The biochemical approach requires technology for making the component sugars of biomass available for hydrolysis, converting the polymeric sugars into simple sugars and then fermenting them into ethanol. Biochemical processing depends on effective, low-cost methods for pretreating or reducing the complexity of the sugar polymers from the biomass and then technology for hydrolyzing these polymers to fermentable sugars. This approach potentially makes available a range of products derived from the lignin and minor sugar components of the biomass. It produces less alcohol per ton than thermochemical production and generates larger amounts of waste, which must be remediated.
The thermochemical approach involves burning the biomass in an oxygen-poor environment to produce a mixture of carbon monoxide and hydrogen. This synthesis gas can then be reformulated into alcohols. The thermochemical route is relatively feedstock-independent – it doesn’t matter what is burned – but the feed must be homogeneous and clean and have low moisture content. Agricultural material does not normally meet these criteria, so much effort must be put into feedstock preparation. This process has the advantage of producing about 1.6 times the amount of alcohol per ton of feedstock as that produced using the biochemical method. There is, however, less chance for producing higher-value products to enhance the profitability of the process. The biochemical process has more flexibility in terms of potential products but is also technically more challenging.
Cellulosic ethanol is considered to be a first-generation biofuel. Second-generation fuels are those which are in development but are not as close to commercialization. They also are produced either thermochemically or biochemically. Agriculture underlies the country’s push to biofuels (bio-ethanol, biobutanol, bio-oil), yet agricultural products are normally available only in a fixed window in time. Conversely, feedstock-independent flexibility in operation is a key to financial viability of any biorefinery.
The LSU AgCenter has a comprehensive research program designed to overcome technical hurdles blocking biofuel production in Louisiana. Projects range from finding multiple feedstocks suitable for year-round delivery and developing the tools for producers and processors to valuing these crops, developing the processing technologies for biofuels and finding supplemental, high-value byproducts from the process streams to improve the profitability of biorefineries.

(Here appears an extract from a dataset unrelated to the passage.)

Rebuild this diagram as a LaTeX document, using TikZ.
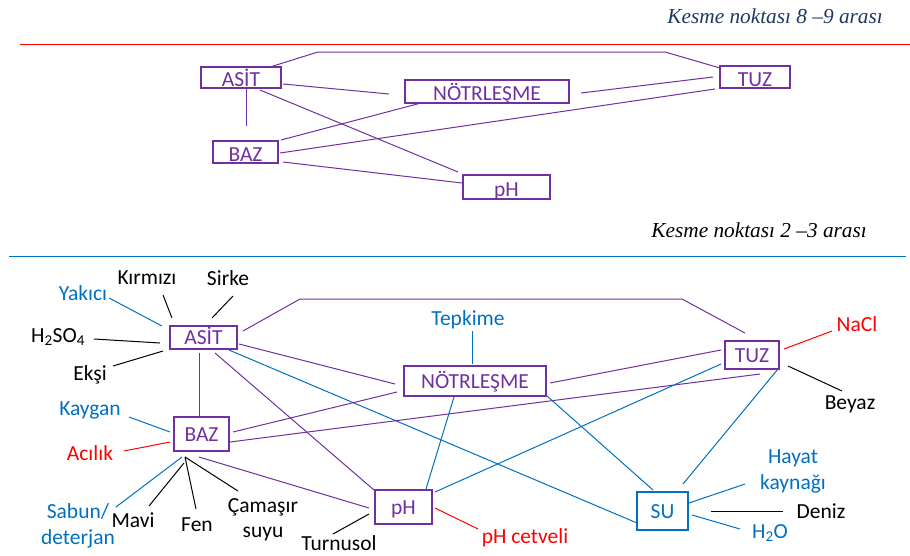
\documentclass[tikz,border=0pt]{standalone}
\usepackage{fontspec}
\setmainfont{Carlito}
\newfontfamily\baslikfont{Liberation Serif}
\definecolor{mor}{HTML}{7030A0}
\definecolor{mavi}{HTML}{0070C0}
\definecolor{kirmizi}{HTML}{FF0000}
\definecolor{lacivert}{HTML}{1F3864}
\tikzset{
  kutu/.style={draw, line width=1.2pt, inner sep=0pt, text height=14pt, text depth=0pt,
    font=\fontsize{21.5}{24}\selectfont},
  ustkutu/.style={draw=mor, text=mor, line width=1.2pt, inner sep=0pt, text height=18.5pt, text depth=0pt,
    font=\fontsize{21.5}{24}\selectfont},
  etiket/.style={inner sep=1pt, align=center, font=\fontsize{21.5}{25.5}\selectfont},
  baslik/.style={inner sep=0pt, font=\baslikfont\itshape\fontsize{21.3}{24}\selectfont},
  pline/.style={mor, line width=1pt},
  bline/.style={mavi, line width=1pt},
  rline/.style={kirmizi, line width=1pt},
  kline/.style={black, line width=1pt}
}

\begin{document}
\begin{tikzpicture}[x=1pt,y=-1pt]
\useasboundingbox (0,0) rectangle (910,555);

% Ust bolum: kesme noktasi 8-9
\node[baslik, text=lacivert, anchor=base east] (baslik1) at (883,23) {Kesme noktası 8 –9 arası};
\draw[kirmizi, line width=1pt] (20,44) -- (910,44);

\node[ustkutu, minimum width=80pt, minimum height=21pt] (tasit) at (241,77.5) {ASİT};
\node[ustkutu, minimum width=164pt, minimum height=23pt] (tnotr) at (487,91.5) {NÖTRLEŞME};
\node[ustkutu, minimum width=70pt, minimum height=22pt] (ttuz) at (755,77) {TUZ};
\node[ustkutu, minimum width=65pt, minimum height=22pt] (tbaz) at (245.5,152) {BAZ};
\node[ustkutu, minimum width=87pt, minimum height=24pt] (tph) at (506.5,187) {pH};

\coordinate (tk1) at (318,52);
\coordinate (tk2) at (665,52);
\draw[pline] ([xshift=29pt,yshift=10.5pt]tasit.center) -- (tk1) -- (tk2) -- ([xshift=-35pt,yshift=9pt]ttuz.center);
\draw[pline] ([xshift=42pt,yshift=-6.5pt]tasit.center) -- ([xshift=-98pt,yshift=-2.5pt]tnotr.center);
\draw[pline] ([xshift=5pt,yshift=-10.5pt]tasit.center) -- ([xshift=0.5pt,yshift=26pt]tbaz.center);
\draw[pline] ([xshift=19pt,yshift=-12.5pt]tasit.center) -- ([xshift=-48.5pt,yshift=15pt]tph.center);
\draw[pline] ([xshift=94pt,yshift=-1.5pt]tnotr.center) -- ([xshift=-42pt]ttuz.center);
\draw[pline] ([xshift=35.5pt,yshift=12pt]tbaz.center) -- ([xshift=-66pt,yshift=-11.5pt]tnotr.center);
\draw[pline] ([xshift=34.5pt,yshift=-1pt]tbaz.center) -- ([xshift=-40pt,yshift=-12pt]ttuz.center);
\draw[pline] ([xshift=37.5pt,yshift=-10pt]tbaz.center) -- ([xshift=-44.5pt,yshift=4pt]tph.center);

% Alt bolum: kesme noktasi 2-3
\node[baslik, text=black, anchor=base east] (baslik2) at (867,237) {Kesme noktası 2 –3 arası};
\draw[mavi, line width=1pt] (9,256) -- (906,256);

% kutular
\node[kutu, mor, minimum width=67pt, minimum height=23pt] (asit) at (203.5,337.5) {ASİT};
\node[kutu, mor, minimum width=55pt, minimum height=34pt] (baz) at (201.5,434) {BAZ};
\node[kutu, mor, minimum width=142pt, minimum height=30pt] (notr) at (475,381) {NÖTRLEŞME};
\node[kutu, mor, minimum width=54pt, minimum height=28pt] (tuz) at (752,355) {TUZ};
\node[kutu, mor, minimum width=57pt, minimum height=34pt] (ph) at (403.5,507) {pH};
\node[kutu, mavi, minimum width=51pt, minimum height=38pt] (su) at (662.5,511) {SU};

% etiketler
\node[etiket, mavi] (yakici) at (83,293) {Yakıcı};
\node[etiket] (kirmizi) at (147,278) {Kırmızı};
\node[etiket] (sirke) at (228,278) {Sirke};
\node[etiket] (hso) at (58,337) {H\textsubscript{2}SO\textsubscript{4}};
\node[etiket] (eksi) at (90,375) {Ekşi};
\node[etiket, mavi] (kaygan) at (90,410) {Kaygan};
\node[etiket, kirmizi] (acilik) at (90,453) {Acılık};
\node[etiket, mavi] (sabun) at (78,526) {Sabun/\\deterjan};
\node[etiket] (mavi) at (133,520) {Mavi};
\node[etiket] (fen) at (197,525) {Fen};
\node[etiket] (camasir) at (263,519.5) {Çamaşır\\suyu};
\node[etiket] (turnusol) at (339,543) {Turnusol};
\node[etiket, kirmizi] (phcet) at (525,538) {pH cetveli};
\node[etiket, mavi] (tepkime) at (468,320) {Tepkime};
\node[etiket, kirmizi] (nacl) at (857,324) {NaCl};
\node[etiket] (beyaz) at (850,404) {Beyaz};
\node[etiket, mavi] (hayat) at (793,471.5) {Hayat\\kaynağı};
\node[etiket] (deniz) at (821,511) {Deniz};
\node[etiket, mavi] (hto) at (770,533) {H\textsubscript{2}O};

% ASIT baglantilari
\draw[bline] ([xshift=26pt,yshift=-5pt]yakici.center) -- ([xshift=-41.5pt,yshift=11.5pt]asit.center);
\draw[kline] ([xshift=16pt,yshift=-17pt]kirmizi.center) -- ([xshift=-31.5pt,yshift=19.5pt]asit.center);
\draw[kline] ([xshift=5pt,yshift=-18pt]sirke.center) -- ([xshift=8.5pt,yshift=19.5pt]asit.center);
\draw[kline] ([xshift=36pt,yshift=-2pt]hso.center) -- ([xshift=-43.5pt,yshift=-5.5pt]asit.center);
\draw[kline] ([xshift=23pt,yshift=9pt]eksi.center) -- ([xshift=-40.5pt,yshift=-13.5pt]asit.center);
\coordinate (ak1) at (300,299);
\coordinate (ak2) at (682,299);
\draw[pline] ([xshift=39.5pt,yshift=6.5pt]asit.center) -- (ak1) -- (ak2) -- ([xshift=-7pt,yshift=22pt]tuz.center);
\draw[pline] ([xshift=35.5pt,yshift=-6.5pt]asit.center) -- ([xshift=-80pt,yshift=-3pt]notr.center);
\draw[pline] ([xshift=-4.5pt,yshift=-15.5pt]asit.center) -- ([xshift=-2.5pt,yshift=17pt]baz.center);
\draw[pline] ([xshift=11.5pt,yshift=-15.5pt]asit.center) -- ([xshift=-29.5pt,yshift=17pt]ph.center);
\draw[bline] ([xshift=25.5pt,yshift=-12.5pt]asit.center) -- ([xshift=-25.5pt,yshift=-12pt]su.center);

% BAZ baglantilari
\draw[bline] ([xshift=39pt,yshift=-7pt]kaygan.center) -- ([xshift=-31.5pt,yshift=2pt]baz.center);
\draw[rline] ([xshift=34pt,yshift=2pt]acilik.center) -- ([xshift=-31.5pt,yshift=-8pt]baz.center);
\draw[bline] ([xshift=38pt,yshift=19pt]sabun.center) -- ([xshift=-19.5pt,yshift=-23pt]baz.center);
\draw[kline] ([xshift=16pt,yshift=14pt]mavi.center) -- ([xshift=-17.5pt,yshift=-29pt]baz.center);
\draw[kline] ([xshift=-1pt,yshift=16pt]fen.center) -- ([xshift=-16.5pt,yshift=-23pt]baz.center);
\draw[kline] ([xshift=-25pt,yshift=28.5pt]camasir.center) -- ([xshift=-16.5pt,yshift=-23pt]baz.center);
\draw[pline] ([xshift=31.5pt,yshift=2pt]baz.center) -- ([xshift=-78pt,yshift=-11pt]notr.center);
\draw[pline] ([xshift=28.5pt,yshift=-8pt]baz.center) -- ([xshift=8pt,yshift=-19pt]tuz.center);
\draw[pline] ([xshift=-2.5pt,yshift=-23pt]baz.center) -- ([xshift=-34.5pt,yshift=-1pt]ph.center);

% NOTRLESME baglantilari
\draw[bline] ([xshift=4pt,yshift=-11pt]tepkime.center) -- ([xshift=-3pt,yshift=17pt]notr.center);
\draw[pline] ([xshift=75pt,yshift=-2pt]notr.center) -- ([xshift=-31pt,yshift=5pt]tuz.center);
\draw[bline] ([xshift=-21pt,yshift=-16pt]notr.center) -- ([xshift=22.5pt,yshift=18pt]ph.center);
\draw[bline] ([xshift=72pt,yshift=-15pt]notr.center) -- ([xshift=-9.5pt,yshift=21pt]su.center);

% pH baglantilari
\draw[bline] ([xshift=31.5pt,yshift=15pt]ph.center) -- ([xshift=-31pt,yshift=-9pt]tuz.center);
\draw[kline] ([xshift=-6pt,yshift=9pt]turnusol.center) -- ([xshift=-34.5pt,yshift=-7pt]ph.center);
\draw[rline] ([xshift=31.5pt,yshift=-1pt]ph.center) -- ([xshift=-47pt,yshift=9pt]phcet.center);

% TUZ ve SU baglantilari
\draw[bline] ([xshift=26pt,yshift=-14pt]tuz.center) -- ([xshift=20.5pt,yshift=27pt]su.center);
\draw[rline] ([xshift=32pt,yshift=6pt]tuz.center) -- ([xshift=-25pt,yshift=-7pt]nacl.center);
\draw[kline] ([xshift=36pt,yshift=-11pt]tuz.center) -- ([xshift=-8pt,yshift=13pt]beyaz.center);
\draw[bline] ([xshift=26.5pt,yshift=8pt]su.center) -- ([xshift=-48pt,yshift=-12.5pt]hayat.center);
\draw[kline] ([xshift=48.5pt]su.center) -- ([xshift=-38pt]deniz.center);
\draw[bline] ([xshift=29.5pt,yshift=-4pt]su.center) -- ([xshift=-30pt,yshift=4pt]hto.center);
\end{tikzpicture}
\end{document}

The Audubon Sugar Institute conducts laboratory and pilot-scale research on potential alternative fuels ranging from producing ethanol from sugars and biomass at raw sugar mills and using starch-based products to produce butanol to systems for on-demand hydrogen production from water. The technology closest to commercialization after biodiesel is the production of ethanol from sweet sorghum, sugarcane bagasse and energy cane using resources at existing sugar mills.
Alkaline pre-treatment/hydrolysis options for lignocellulosic feedstocks have been successfully used at the Audubon Sugar Institute to reliably convert and ferment the cellulose in bagasse at a 30 percent solids loading with an 85-90 percent conversion rate to ethanol. This process has been extended from bagasse to sweet sorghum and energy cane.
Ethanol as a fuel has a distribution problem because its corrosiveness prevents it from being shipped in pipelines. Butanol, which also can be produced by fermentation of sugars, has higher fuel value and is noncorrosive. Audubon is looking to improve traditional butanol fermentation technology by increasing yields and productivity using traditional, sugar-containing feedstocks.
Biofuel production will not solve all our fuel problems, but in Louisiana, it is possible to produce sufficient biofuels to replace much of the gasoline used in this state. First-generation production facilities are being designed and built. Biofuels are in our future as a supplement to, but not a replacement for, fossil fuels.
Donal F. Day, Professor, Audubon Sugar Institute, LSU AgCenter, St. Gabriel, La.
(This article was published in the fall 2009 issue of Louisiana Agriculture.)